▶ _What you have to do_: Please output exactly the lines of the material from the first through the line containing "yticks = list(range(0, -121, -10))", and nothing more.
+===+
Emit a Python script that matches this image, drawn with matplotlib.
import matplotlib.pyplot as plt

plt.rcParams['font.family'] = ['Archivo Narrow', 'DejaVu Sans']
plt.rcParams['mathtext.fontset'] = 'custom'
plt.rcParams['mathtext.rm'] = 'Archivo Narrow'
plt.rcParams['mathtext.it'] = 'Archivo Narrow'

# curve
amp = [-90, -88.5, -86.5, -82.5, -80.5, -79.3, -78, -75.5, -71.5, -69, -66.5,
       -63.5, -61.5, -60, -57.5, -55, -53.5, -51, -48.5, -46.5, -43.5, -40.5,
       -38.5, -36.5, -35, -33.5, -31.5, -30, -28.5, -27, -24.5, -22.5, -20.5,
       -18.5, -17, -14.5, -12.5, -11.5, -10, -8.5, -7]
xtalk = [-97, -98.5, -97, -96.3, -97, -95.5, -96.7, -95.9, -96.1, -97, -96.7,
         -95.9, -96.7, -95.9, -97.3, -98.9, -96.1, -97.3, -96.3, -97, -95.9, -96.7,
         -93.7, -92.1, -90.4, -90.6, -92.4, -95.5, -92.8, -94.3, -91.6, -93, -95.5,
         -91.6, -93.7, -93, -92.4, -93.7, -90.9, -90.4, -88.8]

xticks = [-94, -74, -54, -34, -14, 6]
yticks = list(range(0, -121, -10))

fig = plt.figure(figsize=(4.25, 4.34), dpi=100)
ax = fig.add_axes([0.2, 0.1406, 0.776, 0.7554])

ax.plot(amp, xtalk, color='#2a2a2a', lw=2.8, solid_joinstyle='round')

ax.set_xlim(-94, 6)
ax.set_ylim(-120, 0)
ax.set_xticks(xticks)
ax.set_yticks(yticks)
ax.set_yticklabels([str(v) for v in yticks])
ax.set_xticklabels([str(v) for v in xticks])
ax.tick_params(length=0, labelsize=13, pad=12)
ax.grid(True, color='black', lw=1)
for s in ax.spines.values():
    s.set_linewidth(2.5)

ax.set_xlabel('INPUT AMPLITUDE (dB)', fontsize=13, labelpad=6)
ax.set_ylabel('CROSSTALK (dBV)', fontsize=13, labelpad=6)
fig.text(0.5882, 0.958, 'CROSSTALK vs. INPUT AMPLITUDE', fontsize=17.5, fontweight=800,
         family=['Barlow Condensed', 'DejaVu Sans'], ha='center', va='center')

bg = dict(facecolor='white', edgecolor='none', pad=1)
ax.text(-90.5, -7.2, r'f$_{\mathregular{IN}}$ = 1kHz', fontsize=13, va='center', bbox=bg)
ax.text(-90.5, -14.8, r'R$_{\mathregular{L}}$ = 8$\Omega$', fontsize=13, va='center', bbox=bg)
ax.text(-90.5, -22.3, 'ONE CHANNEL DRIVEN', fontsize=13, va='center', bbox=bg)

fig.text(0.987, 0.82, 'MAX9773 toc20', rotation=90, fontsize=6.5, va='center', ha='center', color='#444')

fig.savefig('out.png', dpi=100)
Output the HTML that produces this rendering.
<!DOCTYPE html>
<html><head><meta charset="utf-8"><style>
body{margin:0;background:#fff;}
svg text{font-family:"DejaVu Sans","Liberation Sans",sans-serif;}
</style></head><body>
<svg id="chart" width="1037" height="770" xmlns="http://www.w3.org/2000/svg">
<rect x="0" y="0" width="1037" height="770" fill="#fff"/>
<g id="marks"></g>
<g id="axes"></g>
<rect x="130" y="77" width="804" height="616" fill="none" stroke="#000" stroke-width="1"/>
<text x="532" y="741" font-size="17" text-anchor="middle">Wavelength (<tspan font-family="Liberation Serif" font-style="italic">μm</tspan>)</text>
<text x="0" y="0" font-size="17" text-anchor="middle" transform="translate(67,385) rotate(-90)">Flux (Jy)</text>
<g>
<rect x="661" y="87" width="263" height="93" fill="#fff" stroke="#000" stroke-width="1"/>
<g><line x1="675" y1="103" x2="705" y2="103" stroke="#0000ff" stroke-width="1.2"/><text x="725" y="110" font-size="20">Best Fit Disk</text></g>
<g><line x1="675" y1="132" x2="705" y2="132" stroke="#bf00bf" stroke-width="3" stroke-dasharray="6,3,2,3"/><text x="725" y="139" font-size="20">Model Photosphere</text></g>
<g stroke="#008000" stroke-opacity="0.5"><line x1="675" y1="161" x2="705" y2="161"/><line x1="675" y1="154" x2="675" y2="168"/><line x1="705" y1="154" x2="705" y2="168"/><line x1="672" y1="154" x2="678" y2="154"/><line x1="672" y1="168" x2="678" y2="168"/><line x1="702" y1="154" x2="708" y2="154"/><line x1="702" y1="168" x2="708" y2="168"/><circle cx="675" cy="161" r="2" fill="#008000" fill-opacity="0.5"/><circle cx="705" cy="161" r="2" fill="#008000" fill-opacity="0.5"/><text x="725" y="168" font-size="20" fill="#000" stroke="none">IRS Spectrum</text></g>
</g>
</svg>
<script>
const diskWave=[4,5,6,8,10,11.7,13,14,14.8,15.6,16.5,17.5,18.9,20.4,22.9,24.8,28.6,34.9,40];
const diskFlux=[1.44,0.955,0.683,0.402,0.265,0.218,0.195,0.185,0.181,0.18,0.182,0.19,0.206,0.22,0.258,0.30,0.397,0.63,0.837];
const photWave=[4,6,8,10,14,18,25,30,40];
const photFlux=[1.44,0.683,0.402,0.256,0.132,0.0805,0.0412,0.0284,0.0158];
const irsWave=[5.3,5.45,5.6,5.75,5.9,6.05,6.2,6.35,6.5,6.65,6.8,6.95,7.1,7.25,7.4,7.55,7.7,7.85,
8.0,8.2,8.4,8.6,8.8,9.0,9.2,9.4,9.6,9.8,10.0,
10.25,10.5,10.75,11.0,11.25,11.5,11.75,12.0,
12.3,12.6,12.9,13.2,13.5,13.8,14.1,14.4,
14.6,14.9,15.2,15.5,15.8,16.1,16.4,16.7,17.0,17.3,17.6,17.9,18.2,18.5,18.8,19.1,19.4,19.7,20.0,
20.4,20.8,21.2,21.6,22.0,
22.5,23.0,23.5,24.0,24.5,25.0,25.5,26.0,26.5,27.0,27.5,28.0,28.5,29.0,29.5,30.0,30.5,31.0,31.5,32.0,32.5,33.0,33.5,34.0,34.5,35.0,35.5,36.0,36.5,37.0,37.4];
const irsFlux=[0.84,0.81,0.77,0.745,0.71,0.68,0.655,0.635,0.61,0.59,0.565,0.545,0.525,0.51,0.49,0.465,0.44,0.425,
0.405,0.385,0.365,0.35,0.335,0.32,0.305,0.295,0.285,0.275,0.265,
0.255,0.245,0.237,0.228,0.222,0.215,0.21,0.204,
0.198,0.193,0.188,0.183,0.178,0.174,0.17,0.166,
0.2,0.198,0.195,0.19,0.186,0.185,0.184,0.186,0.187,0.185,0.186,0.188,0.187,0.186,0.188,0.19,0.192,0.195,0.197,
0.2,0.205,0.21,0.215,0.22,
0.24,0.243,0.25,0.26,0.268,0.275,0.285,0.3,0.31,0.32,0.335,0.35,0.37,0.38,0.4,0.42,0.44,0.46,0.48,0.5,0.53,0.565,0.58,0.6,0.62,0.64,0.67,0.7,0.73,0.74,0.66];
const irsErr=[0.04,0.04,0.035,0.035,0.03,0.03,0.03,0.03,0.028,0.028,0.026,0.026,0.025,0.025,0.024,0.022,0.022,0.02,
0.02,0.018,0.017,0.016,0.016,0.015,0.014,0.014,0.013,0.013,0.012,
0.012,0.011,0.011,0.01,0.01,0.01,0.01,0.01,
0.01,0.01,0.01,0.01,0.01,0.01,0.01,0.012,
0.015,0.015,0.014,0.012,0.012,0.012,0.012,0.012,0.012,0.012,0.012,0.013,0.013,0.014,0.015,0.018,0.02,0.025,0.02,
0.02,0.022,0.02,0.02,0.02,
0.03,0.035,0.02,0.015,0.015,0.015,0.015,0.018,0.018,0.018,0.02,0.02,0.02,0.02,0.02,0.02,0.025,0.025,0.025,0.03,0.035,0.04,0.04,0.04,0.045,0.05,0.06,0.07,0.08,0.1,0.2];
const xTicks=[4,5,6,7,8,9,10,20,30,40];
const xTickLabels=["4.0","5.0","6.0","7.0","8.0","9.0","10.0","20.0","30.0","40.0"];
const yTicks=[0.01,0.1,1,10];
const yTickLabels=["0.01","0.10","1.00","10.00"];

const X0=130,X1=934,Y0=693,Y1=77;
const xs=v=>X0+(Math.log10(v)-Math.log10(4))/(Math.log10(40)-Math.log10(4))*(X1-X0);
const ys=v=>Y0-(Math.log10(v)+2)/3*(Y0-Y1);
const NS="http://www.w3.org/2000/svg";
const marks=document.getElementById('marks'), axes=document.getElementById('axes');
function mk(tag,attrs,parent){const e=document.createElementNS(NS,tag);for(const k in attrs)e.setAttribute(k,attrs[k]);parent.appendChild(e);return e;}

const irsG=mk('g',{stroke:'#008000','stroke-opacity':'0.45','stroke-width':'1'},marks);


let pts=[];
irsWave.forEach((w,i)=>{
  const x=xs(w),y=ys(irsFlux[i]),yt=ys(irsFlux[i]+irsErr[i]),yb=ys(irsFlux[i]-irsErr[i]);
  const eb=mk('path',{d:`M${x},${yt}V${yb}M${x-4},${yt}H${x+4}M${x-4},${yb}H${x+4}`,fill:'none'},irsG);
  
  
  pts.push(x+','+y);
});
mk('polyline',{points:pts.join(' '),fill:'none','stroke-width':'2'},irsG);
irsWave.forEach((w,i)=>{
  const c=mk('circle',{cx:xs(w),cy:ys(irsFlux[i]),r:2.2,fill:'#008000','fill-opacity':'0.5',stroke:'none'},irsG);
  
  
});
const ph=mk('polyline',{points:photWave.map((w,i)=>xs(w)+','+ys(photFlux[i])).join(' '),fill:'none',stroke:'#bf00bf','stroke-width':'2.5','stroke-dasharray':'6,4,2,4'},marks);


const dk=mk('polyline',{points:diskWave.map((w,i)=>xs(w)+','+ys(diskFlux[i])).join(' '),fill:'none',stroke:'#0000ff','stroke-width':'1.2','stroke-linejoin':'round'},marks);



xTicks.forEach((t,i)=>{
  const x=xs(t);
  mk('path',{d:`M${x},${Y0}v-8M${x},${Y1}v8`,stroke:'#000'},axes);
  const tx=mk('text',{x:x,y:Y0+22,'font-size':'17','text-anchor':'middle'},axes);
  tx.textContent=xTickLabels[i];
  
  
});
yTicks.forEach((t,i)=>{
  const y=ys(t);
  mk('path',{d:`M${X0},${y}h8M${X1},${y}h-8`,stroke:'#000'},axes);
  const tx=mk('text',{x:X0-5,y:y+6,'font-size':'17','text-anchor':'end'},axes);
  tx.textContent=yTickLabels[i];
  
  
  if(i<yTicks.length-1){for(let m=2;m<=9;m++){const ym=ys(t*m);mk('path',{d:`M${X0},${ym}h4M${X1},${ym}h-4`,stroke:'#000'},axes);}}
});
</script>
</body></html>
+===+
▶ _Full answer_:
Emit a Python script that matches this image, drawn with matplotlib.
import matplotlib.pyplot as plt

plt.rcParams['font.family'] = ['Archivo Narrow', 'DejaVu Sans']
plt.rcParams['mathtext.fontset'] = 'custom'
plt.rcParams['mathtext.rm'] = 'Archivo Narrow'
plt.rcParams['mathtext.it'] = 'Archivo Narrow'

# curve
amp = [-90, -88.5, -86.5, -82.5, -80.5, -79.3, -78, -75.5, -71.5, -69, -66.5,
       -63.5, -61.5, -60, -57.5, -55, -53.5, -51, -48.5, -46.5, -43.5, -40.5,
       -38.5, -36.5, -35, -33.5, -31.5, -30, -28.5, -27, -24.5, -22.5, -20.5,
       -18.5, -17, -14.5, -12.5, -11.5, -10, -8.5, -7]
xtalk = [-97, -98.5, -97, -96.3, -97, -95.5, -96.7, -95.9, -96.1, -97, -96.7,
         -95.9, -96.7, -95.9, -97.3, -98.9, -96.1, -97.3, -96.3, -97, -95.9, -96.7,
         -93.7, -92.1, -90.4, -90.6, -92.4, -95.5, -92.8, -94.3, -91.6, -93, -95.5,
         -91.6, -93.7, -93, -92.4, -93.7, -90.9, -90.4, -88.8]

xticks = [-94, -74, -54, -34, -14, 6]
yticks = list(range(0, -121, -10))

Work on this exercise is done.